## [Stored data]

····················

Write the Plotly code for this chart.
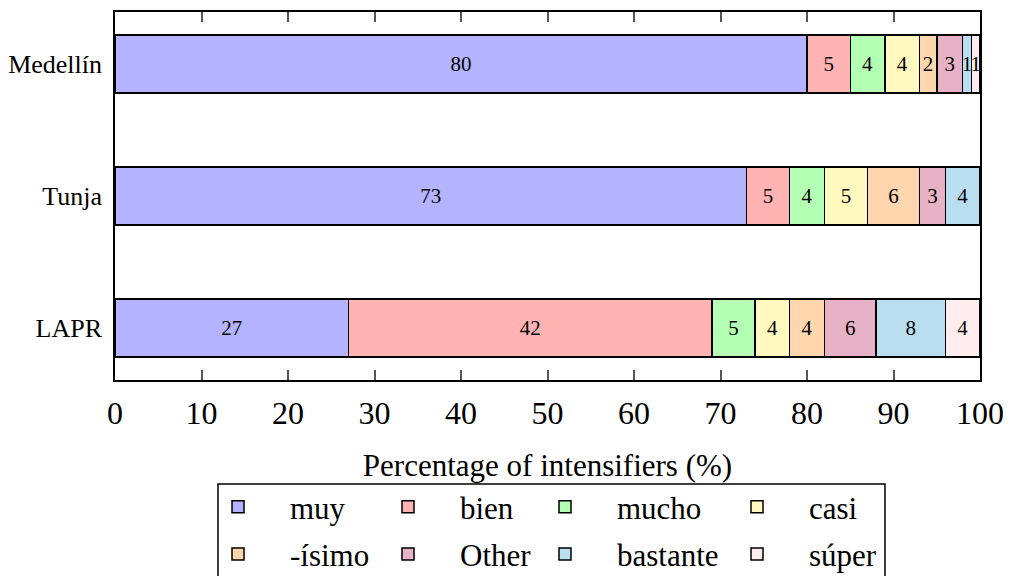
import plotly.graph_objects as go

cities = ["LAPR", "Tunja", "Medellín"]
series = ["muy", "bien", "mucho", "casi", "-ísimo", "Other", "bastante", "súper"]
muy = [27, 73, 80]
bien = [42, 5, 5]
mucho = [5, 4, 4]
casi = [4, 5, 4]
isimo = [4, 6, 2]
other = [6, 3, 3]
bastante = [8, 4, 1]
super_ = [4, 0, 1]
values = [muy, bien, mucho, casi, isimo, other, bastante, super_]
colors = ["#b3b3ff", "#ffb3b3", "#b3ffb3", "#fff8bf", "#ffd6ad", "#e8b2c6", "#b8def0", "#ffeded"]
xticks = [0, 10, 20, 30, 40, 50, 60, 70, 80, 90, 100]

SERIF = "Liberation Serif"
W, H = 1003, 568  # page body has an 8px margin

legend_ids = ["legend", "legend2", "legend3", "legend4"]

fig = go.Figure()
for i, (name, vals, col) in enumerate(zip(series, values, colors)):
    fig.add_trace(go.Bar(
        y=cities, x=vals, name=name, orientation="h",
        marker=dict(color=col, line=dict(color="black", width=1.5)),
        text=[str(v) if v > 0 else "" for v in vals],
        textposition="inside", insidetextanchor="middle", textangle=0,
        textfont=dict(family=SERIF, size=21, color="black"),
        width=0.44,
        legend=legend_ids[i % 4],
        legendgroup=name,
    ))

def leg(xpix):
    return dict(
        orientation="v", xref="container", yref="container",
        x=xpix / W, xanchor="left", y=1 - 472 / H, yanchor="top",
        font=dict(family=SERIF, size=31, color="black"),
        bgcolor="rgba(0,0,0,0)", borderwidth=0,
        itemwidth=94, tracegroupgap=4,
        traceorder="grouped",
    )

fig.update_layout(
    barmode="stack",
    width=W, height=H,
    margin=dict(l=107, r=31, t=4, b=196, autoexpand=False),
    plot_bgcolor="white", paper_bgcolor="white",
    font=dict(family=SERIF, color="black"),
    showlegend=True,
    uniformtext=dict(minsize=21, mode="show"),
    legend=leg(178), legend2=leg(348), legend3=leg(505), legend4=leg(697),
    xaxis=dict(
        range=[0, 100], tickvals=xticks, automargin=False,
        ticks="inside", ticklen=10, tickwidth=1.5, tickcolor="#555",
        showline=True, linecolor="black", linewidth=1.5, mirror="ticks",
        showgrid=False, zeroline=False, ticklabelstandoff=4,
        tickfont=dict(family=SERIF, size=32, color="black"),
        title=dict(text="Percentage of intensifiers (%)", standoff=24,
                   font=dict(family=SERIF, size=31, color="black")),
    ),
    yaxis=dict(
        range=[-0.394, 2.394], automargin=False,
        showline=True, linecolor="black", linewidth=1.5, mirror=True,
        ticks="", showgrid=False, zeroline=False, ticklabelstandoff=6,
        tickfont=dict(family=SERIF, size=26, color="black"),
    ),
    shapes=[dict(
        type="rect", xref="paper", yref="paper",
        x0=(210 - 107) / 865, x1=(877 - 107) / 865,
        y0=(372 - 476) / 368, y1=(372 - 590) / 368,
        line=dict(color="black", width=1.5), fillcolor="rgba(0,0,0,0)",
    )],
)

fig.write_html("out.html")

····················

From the first line above down to the line with "import plotly.graph_objects as go", reproduce every line and no others, omitting pictures.

## [Solution to the problem]
Write the Plotly code for this chart.
import plotly.graph_objects as go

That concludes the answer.